# BRIEF
Look for the line containing "Convert this diagram to TikZ code." and the line containing "(s3) at (1359,92)"; retype them and all lines between, exactly, and leave out the pictures.

Source records:

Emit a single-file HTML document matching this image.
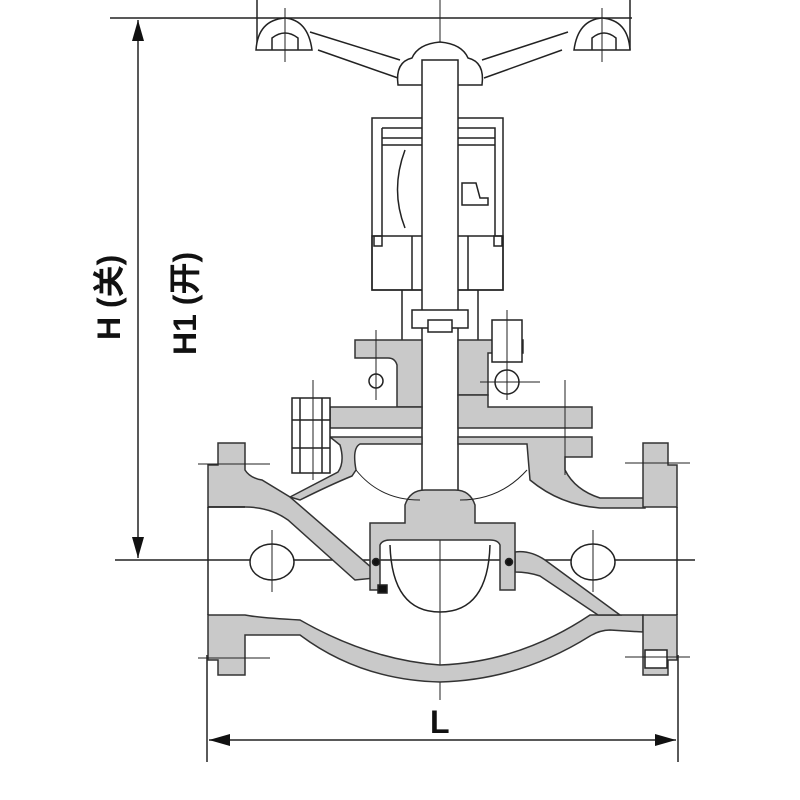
<!DOCTYPE html>
<html><head><meta charset="utf-8"><style>
html,body{margin:0;padding:0;background:#fff;width:800px;height:800px;overflow:hidden}
</style></head><body>
<svg width="800" height="800" viewBox="0 0 800 800" xmlns="http://www.w3.org/2000/svg" font-family="Liberation Sans, Noto Sans CJK SC, sans-serif">
<defs>
<marker id="a" markerWidth="14" markerHeight="8" refX="14" refY="4" orient="auto"><path d="M0,0 L14,4 L0,8 Z" fill="#111"/></marker>
</defs>
<g stroke="#222" stroke-width="1.5" fill="none">
<!-- dimension lines -->
<line x1="110" y1="18" x2="632" y2="18"/>
<line x1="115" y1="560" x2="695" y2="560"/>
<line x1="138" y1="300" x2="138" y2="20" marker-end="url(#a)"/>
<line x1="138" y1="300" x2="138" y2="558" marker-end="url(#a)"/>
<line x1="207" y1="655" x2="207" y2="762"/>
<line x1="678" y1="655" x2="678" y2="762"/>
<line x1="440" y1="740" x2="209" y2="740" marker-end="url(#a)"/>
<line x1="440" y1="740" x2="676" y2="740" marker-end="url(#a)"/>
<line x1="440" y1="0" x2="440" y2="700" stroke-width="1"/>

<!-- handwheel -->
<line x1="257" y1="0" x2="257" y2="50"/><line x1="630" y1="0" x2="630" y2="50"/>
<path d="M256,50 Q258,20 285,18 Q308,20 312,50 Z" fill="#fff"/>
<path d="M574,50 Q578,20 602,18 Q628,20 630,50 Z" fill="#fff"/>
<path d="M272,50 V38 Q285,28 298,38 V50"/><path d="M592,50 V38 Q604,28 616,38 V50"/>
<path d="M310,32 L400,60 M318,50 L398,78 M568,32 L482,60 M562,50 L484,78"/>
<path d="M398,85 Q395,62 412,58 Q418,44 440,42 Q462,44 468,58 Q485,62 482,85 Z" fill="#fff"/>
<line x1="285" y1="8" x2="285" y2="62" stroke-width="1"/><line x1="602" y1="8" x2="602" y2="62" stroke-width="1"/>

<!-- yoke -->
<rect x="372" y="118" width="131" height="172" fill="#fff"/>
<path d="M382,128 H495 V236 M382,128 V236 M382,138 H495 M382,145 H495"/>
<rect x="372" y="236" width="131" height="54"/>
<path d="M405,150 Q390,190 405,228"/>
<path d="M462,183 H476 L480,198 H488 V205 H462 Z"/>
<rect x="374" y="236" width="8" height="10"/><rect x="494" y="236" width="8" height="10"/>
<path d="M402,290 V340 M478,290 V340 M412,236 V290 M468,236 V290"/>
<!-- stem -->
<rect x="422" y="60" width="36" height="440" fill="#fff"/>
<rect x="412" y="310" width="56" height="18" fill="#fff"/>
<rect x="428" y="320" width="24" height="12" fill="#fff"/>

<g fill="#c9c9c9" stroke="#333">
<path d="M355,340 H422 V407 H397 V365 Q395,358 388,358 H355 Z"/>
<path d="M458,340 H523 V353 H488 V395 H458 Z"/>
<path d="M330,407 H422 V428 H330 Z"/>
<path d="M458,395 H488 V407 H592 V428 H458 Z"/>
<path d="M330,437 H422 V444 H360 Q352,448 356,470 L352,476 Q330,485 300,500 L290,497 L338,472 Q345,462 340,445 Z"/>
<path d="M458,437 H592 V457 H565 V470 Q575,490 600,498 L645,498 V508 H600 Q560,505 530,480 L527,444 H458 Z"/>
<!-- left flange top + diagonal -->
<path d="M218,443 H245 V470 Q250,478 262,480 L290,497 L372,568 L375,578 L355,580 L288,520 Q270,507 245,507 H208 V465 H218 Z"/>
<!-- left flange bottom + bottom wall -->
<path d="M208,615 H245 Q260,618 300,620 Q370,660 440,665 Q520,662 590,615 L643,615 V632 L610,630 Q600,630 590,636 Q520,680 440,682 Q360,680 300,635 H245 V675 H218 V660 H208 Z"/>
<!-- right diagonal -->
<path d="M515,552 Q530,550 545,560 L620,615 H598 L540,576 Q528,572 515,572 Z"/>
<!-- right flange -->
<path d="M643,443 H668 V465 H677 V507 H643 Z"/>
<path d="M643,615 H677 V660 H668 V675 H643 Z"/>
<!-- disc -->
<path d="M370,523 H405 V505 Q410,490 425,490 H455 Q470,490 475,505 V523 H515 V590 H500 V545 Q498,540 490,540 H390 Q382,540 380,545 V590 H370 Z"/>
</g>
<line x1="208" y1="507" x2="208" y2="615"/><line x1="677" y1="507" x2="677" y2="615"/>
<line x1="208" y1="507" x2="245" y2="507"/>
<path d="M390,545 Q392,612 440,612 Q488,612 490,545"/>
<rect x="378" y="585" width="9" height="8" fill="#111"/>
<circle cx="376" cy="562" r="3.5" fill="#111"/><circle cx="509" cy="562" r="3.5" fill="#111"/>
<path d="M356,470 Q380,500 420,500 M527,470 Q500,500 460,500" stroke-width="1"/>
<!-- bolts -->
<rect x="292" y="398" width="38" height="75" fill="#fff"/>
<path d="M300,398 V473 M322,398 V473 M292,420 H330 M292,448 H330"/>
<rect x="492" y="320" width="30" height="42" fill="#fff"/>
<circle cx="507" cy="382" r="12" fill="#fff"/>
<circle cx="376" cy="381" r="7" fill="#fff"/>
<!-- bolt holes -->
<ellipse cx="272" cy="562" rx="22" ry="18" fill="#fff"/>
<ellipse cx="593" cy="562" rx="22" ry="18" fill="#fff"/>
<rect x="645" y="650" width="22" height="18" fill="#fff"/>
<g stroke-width="1">
<line x1="272" y1="530" x2="272" y2="592"/><line x1="593" y1="530" x2="593" y2="592"/>
<line x1="198" y1="464" x2="270" y2="464"/><line x1="625" y1="463" x2="690" y2="463"/>
<line x1="198" y1="658" x2="270" y2="658"/><line x1="625" y1="657" x2="690" y2="657"/>
<line x1="565" y1="380" x2="565" y2="475"/><line x1="376" y1="330" x2="376" y2="400"/>
<line x1="507" y1="310" x2="507" y2="400"/><line x1="480" y1="382" x2="540" y2="382"/>
<line x1="313" y1="380" x2="313" y2="480"/>
</g>
</g>
<g font-weight="bold" font-size="32" fill="#111">
<text transform="translate(120,340) rotate(-90)">H (关)</text>
<text transform="translate(196,355) rotate(-90)">H1 (开)</text>
<text x="430" y="733">L</text>
</g>
</svg>
</body></html>
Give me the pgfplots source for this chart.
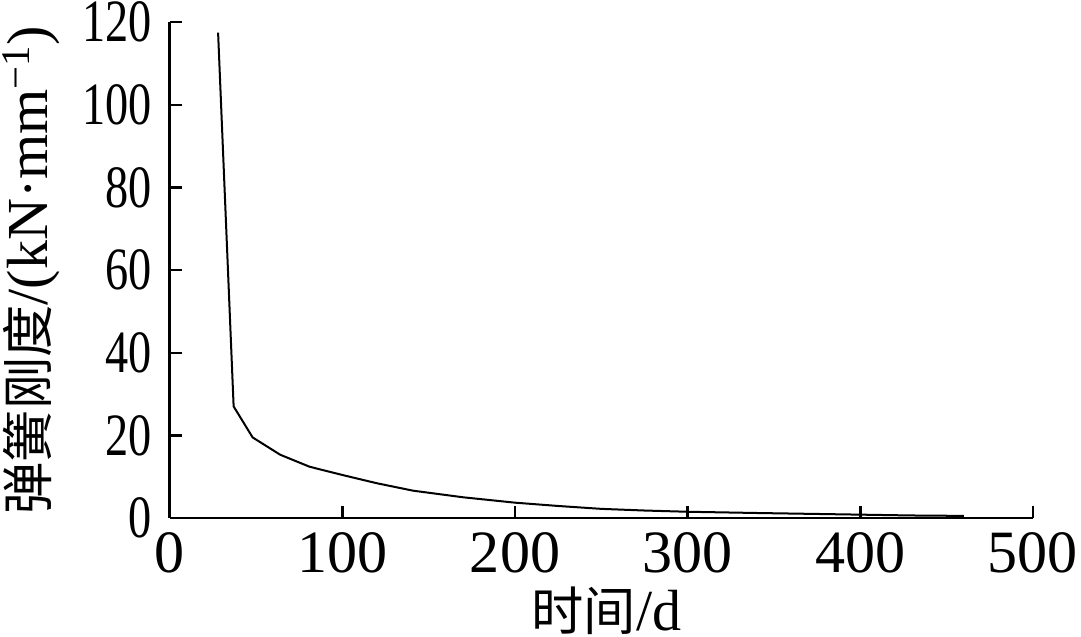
\documentclass[border=0pt]{standalone}
\usepackage{fontspec}
\setmainfont{Liberation Serif}
\newfontfamily\cjk[Scale=0.9]{Noto Sans CJK SC}
\usepackage{pgfplots}
\pgfplotsset{compat=1.18}

\begin{document}
\begin{tikzpicture}
  \begin{axis}[
    scale only axis,
    width=431pt,
    height=247.5pt,
    xmin=0, xmax=500,
    ymin=0, ymax=120,
    axis x line*=bottom,
    axis y line*=left,
    axis line style={line width=1.4pt},
    xtick={0,100,200,300,400,500},
    ytick={0,20,40,60,80,100,120},
    tick align=inside,
    major tick length=6pt,
    tick style={line width=1.2pt, black},
    /pgf/number format/assume math mode=true,
    ticklabel style={font=\fontsize{30}{32}\selectfont, inner sep=0pt},
    xticklabel style={yshift=-7pt},
    yticklabel style={xshift=-9pt, xscale=0.77},
    xlabel={{\cjk 时间}/d},
    ylabel={{\cjk 弹簧刚度}/(kN·mm\textsuperscript{−1})},
    label style={font=\fontsize{29}{32}\selectfont, inner sep=0pt},
    xlabel style={at={(axis description cs:0.506,-0.188)}, anchor=center},
    ylabel style={at={(axis description cs:-0.160,0.5)}, anchor=center},
  ]
    \addplot[black, line width=1pt, mark=none] coordinates {
      (28,117.5)(37,27)(48,19.5)(64,15.3)(81,12.4)(101,10.3)(120,8.4)
      (141,6.6)(170,5.0)(200,3.7)(225,2.9)(250,2.2)(275,1.8)(300,1.5)
      (340,1.2)(400,0.8)(430,0.6)(460,0.5)
    };
  \end{axis}
  % a little room so that no glyph touches the page edge
  \path ([shift={(-1.5pt,-0.5pt)}]current bounding box.south west)
        ([shift={(1.5pt,1pt)}]current bounding box.north east);
\end{tikzpicture}
\end{document}
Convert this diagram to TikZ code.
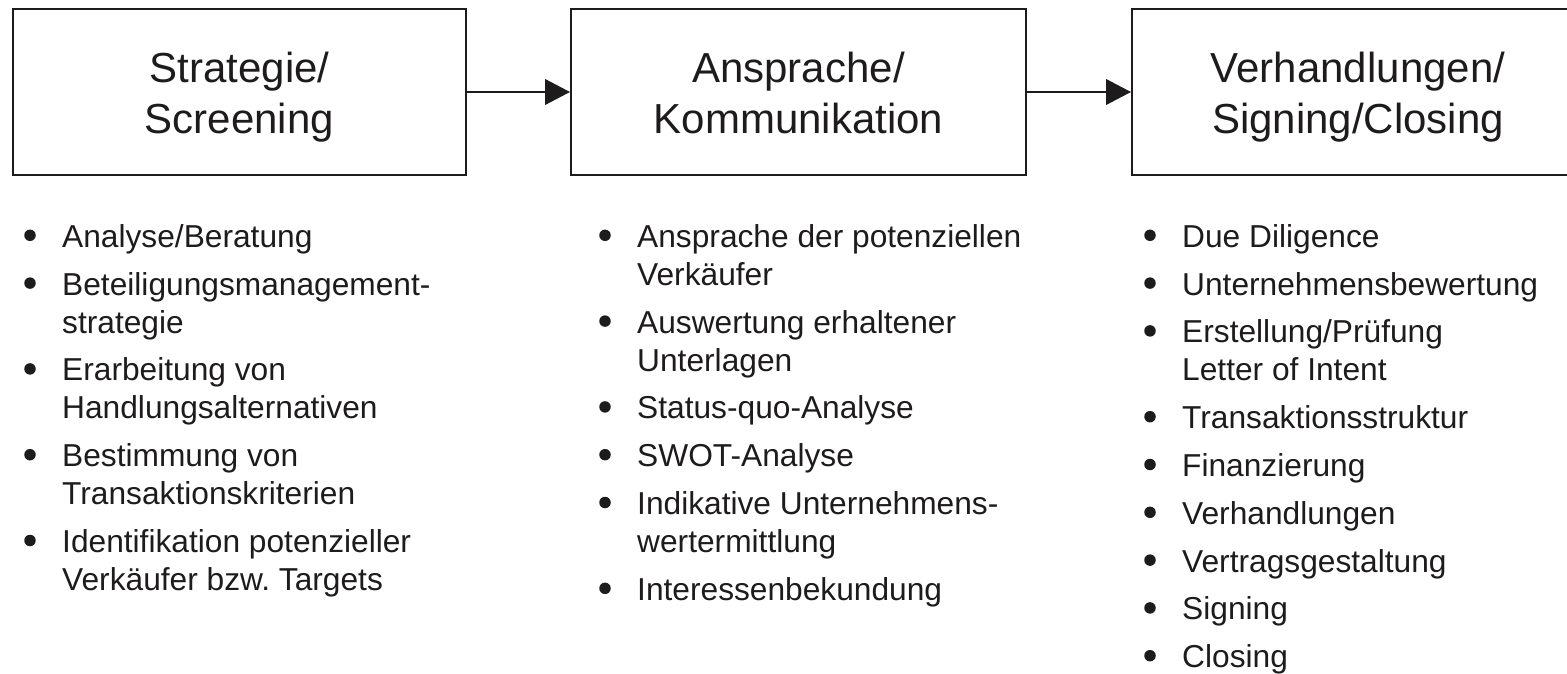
\documentclass[tikz,border=0pt]{standalone}
\usepackage{fontspec}
\setmainfont{Liberation Sans}
\usetikzlibrary{arrows.meta}

\definecolor{ink}{RGB}{30,27,28}

% bullet + first line of a list entry: name, bullet x, text x, baseline, text
\newcommand{\listentry}[5]{%
  \node[dot] (#1-dot) at (#2,#4-12) {};
  \node[entry] (#1) at (#3,#4) {#5};
}
% continuation line of a list entry: name, text x, baseline, text
\newcommand{\listcont}[4]{%
  \node[entry] (#1) at (#2,#3) {#4};
}

\begin{document}
\begin{tikzpicture}[x=1pt,y=-1pt,
  stage/.style={draw=ink, line width=2pt, minimum width=454pt, minimum height=166pt, inner sep=0pt},
  title/.style={anchor=base, inner sep=0pt, text=ink, font=\fontsize{42}{50.7}\selectfont},
  flow/.style={draw=ink, line width=1.7pt, -{Triangle[length=25pt,width=25.7pt]}},
  dot/.style={circle, fill=ink, inner sep=0pt, minimum size=11.5pt},
  entry/.style={anchor=base west, inner sep=0pt, text=ink, font=\fontsize{31.7}{38}\selectfont}
]
\useasboundingbox (0,0) rectangle (1567,674);

% process stages
\node[stage, minimum width=453pt] (s1) at (239.5,92) {};
\node[stage, minimum width=455pt] (s2) at (798.5,92) {};
\node[stage] (s3) at (1359,92) {};

\node[title] (s1-l1) at (239.5,83) {Strategie/};
\node[title] (s1-l2) at (239.5,133.7) {Screening};
\node[title] (s2-l1) at (798.5,83) {Ansprache/};
\node[title] (s2-l2) at (798.5,133.7) {Kommunikation};
\node[title] (s3-l1) at (1358,83) {Verhandlungen/};
\node[title] (s3-l2) at (1358,133.7) {Signing/Closing};

\draw[flow] (s1) -- (s2);
\draw[flow] (s2) -- (s3);

% tasks of stage 1
\listentry{a1}{30}{62}{247.3}{Analyse/Beratung}
\listentry{a2}{30}{62}{295.1}{Beteiligungsmanagement-}
\listcont{a2b}{62}{333.1}{strategie}
\listentry{a3}{30}{62}{380.9}{Erarbeitung von}
\listcont{a3b}{62}{418.9}{Handlungsalternativen}
\listentry{a4}{30}{62}{466.7}{Bestimmung von}
\listcont{a4b}{62}{504.7}{Transaktionskriterien}
\listentry{a5}{30}{62}{552.5}{Identifikation potenzieller}
\listcont{a5b}{62}{590.5}{Verkäufer bzw.\ Targets}

% tasks of stage 2
\listentry{b1}{605}{637}{247.3}{Ansprache der potenziellen}
\listcont{b1b}{637}{285.3}{Verkäufer}
\listentry{b2}{605}{637}{333.1}{Auswertung erhaltener}
\listcont{b2b}{637}{371.1}{Unterlagen}
\listentry{b3}{605}{637}{418.9}{Status-quo-Analyse}
\listentry{b4}{605}{637}{466.7}{SWOT-Analyse}
\listentry{b5}{605}{637}{514.5}{Indikative Unternehmens-}
\listcont{b5b}{637}{552.5}{wertermittlung}
\listentry{b6}{605}{637}{600.3}{Interessenbekundung}

% tasks of stage 3
\listentry{c1}{1150}{1182}{247.3}{Due Diligence}
\listentry{c2}{1150}{1182}{295.1}{Unternehmensbewertung}
\listentry{c3}{1150}{1182}{342.9}{Erstellung/Prüfung}
\listcont{c3b}{1182}{380.9}{Letter of Intent}
\listentry{c4}{1150}{1182}{428.7}{Transaktionsstruktur}
\listentry{c5}{1150}{1182}{476.5}{Finanzierung}
\listentry{c6}{1150}{1182}{524.3}{Verhandlungen}
\listentry{c7}{1150}{1182}{572.1}{Vertragsgestaltung}
\listentry{c8}{1150}{1182}{619.9}{Signing}
\listentry{c9}{1150}{1182}{667.7}{Closing}
\end{tikzpicture}
\end{document}
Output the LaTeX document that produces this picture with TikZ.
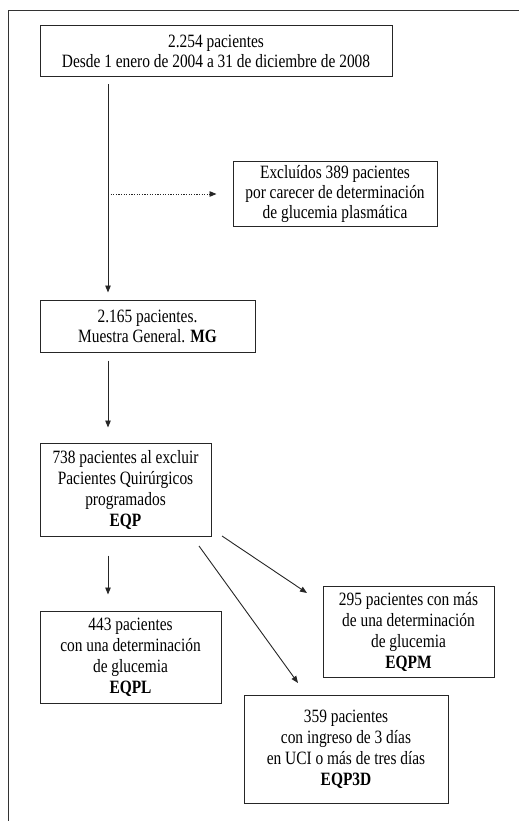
\documentclass[tikz,border=0pt]{standalone}
\usepackage{fontspec}
\setmainfont{Liberation Serif}[FakeStretch=0.82]
\usetikzlibrary{arrows.meta}
\begin{document}
\begin{tikzpicture}[x=1pt,y=-1pt,
  box/.style={draw=black!85,line width=1pt,align=center,inner sep=0pt,
    font=\fontsize{18.8}{21}\selectfont},
  arr/.style={draw=black!85,line width=0.9pt,-{Triangle[length=7pt,width=5.5pt]}},
  dotarr/.style={arr,dash pattern=on 1.2pt off 1.4pt}]
\useasboundingbox (0,0) rectangle (519,821);
\draw[line width=1.4pt,black!80] (8.5,821) -- (8.5,10.5) -- (519,10.5);
\node[box,minimum width=352pt,minimum height=51pt,font=\fontsize{18.8}{19.5}\selectfont] (b1) at (216,51.5)
  {2.254 pacientes\\Desde 1 enero de 2004 a 31 de diciembre de 2008};
\node[box,minimum width=204pt,minimum height=64pt,font=\fontsize{18.8}{20}\selectfont] (ex) at (335,194)
  {Excluídos 389 pacientes\\por carecer de determinación\\de glucemia plasmática};
\node[box,minimum width=215pt,minimum height=52pt,font=\fontsize{18.8}{20}\selectfont] (mg) at (147.5,326)
  {2.165 pacientes.\\Muestra General. \textbf{MG}};
\node[box,minimum width=171pt,minimum height=93pt] (eqp) at (125.5,489.5)
  {738 pacientes al excluir\\Pacientes Quirúrgicos\\programados\\\textbf{EQP}};
\node[box,minimum width=181pt,minimum height=92pt] (eqpl) at (130.5,657)
  {443 pacientes\\con una determinación\\de glucemia\\\textbf{EQPL}};
\node[box,minimum width=171pt,minimum height=91pt] (eqpm) at (408.5,631.5)
  {295 pacientes con más\\de una determinación\\de glucemia\\\textbf{EQPM}};
\node[box,minimum width=204pt,minimum height=108pt] (eqp3d) at (346,749)
  {359 pacientes\\con ingreso de 3 días\\en UCI o más de tres días\\\textbf{EQP3D}};
\coordinate (x108) at (108,0);
\coordinate (m1) at (222,536);
\coordinate (m2) at (307,593);
\coordinate (d1) at (199,546);
\coordinate (d2) at (298,683);
\draw[arr,shorten <=7pt,shorten >=7pt] (b1.south -| x108) -- (mg.north -| x108);
\draw[dotarr,shorten >=16pt] (x108 |- ex.west) -- (ex.west);
\draw[arr,shorten <=8pt,shorten >=15pt] (mg.south -| x108) -- (eqp.north -| x108);
\draw[arr,shorten <=19pt,shorten >=16pt] (eqp.south -| x108) -- (eqpl.north -| x108);
\draw[arr] (m1) -- (m2);
\draw[arr] (d1) -- (d2);
\end{tikzpicture}
\end{document}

# RESULT OF THIS TASK
Convert this diagram to TikZ code.
\documentclass[tikz,border=0pt]{standalone}
\usepackage{fontspec}
\setmainfont{Liberation Sans}
\usetikzlibrary{arrows.meta}

\definecolor{ink}{RGB}{30,27,28}

% bullet + first line of a list entry: name, bullet x, text x, baseline, text
\newcommand{\listentry}[5]{%
  \node[dot] (#1-dot) at (#2,#4-12) {};
  \node[entry] (#1) at (#3,#4) {#5};
}
% continuation line of a list entry: name, text x, baseline, text
\newcommand{\listcont}[4]{%
  \node[entry] (#1) at (#2,#3) {#4};
}

\begin{document}
\begin{tikzpicture}[x=1pt,y=-1pt,
  stage/.style={draw=ink, line width=2pt, minimum width=454pt, minimum height=166pt, inner sep=0pt},
  title/.style={anchor=base, inner sep=0pt, text=ink, font=\fontsize{42}{50.7}\selectfont},
  flow/.style={draw=ink, line width=1.7pt, -{Triangle[length=25pt,width=25.7pt]}},
  dot/.style={circle, fill=ink, inner sep=0pt, minimum size=11.5pt},
  entry/.style={anchor=base west, inner sep=0pt, text=ink, font=\fontsize{31.7}{38}\selectfont}
]
\useasboundingbox (0,0) rectangle (1567,674);

% process stages
\node[stage, minimum width=453pt] (s1) at (239.5,92) {};
\node[stage, minimum width=455pt] (s2) at (798.5,92) {};
\node[stage] (s3) at (1359,92) {};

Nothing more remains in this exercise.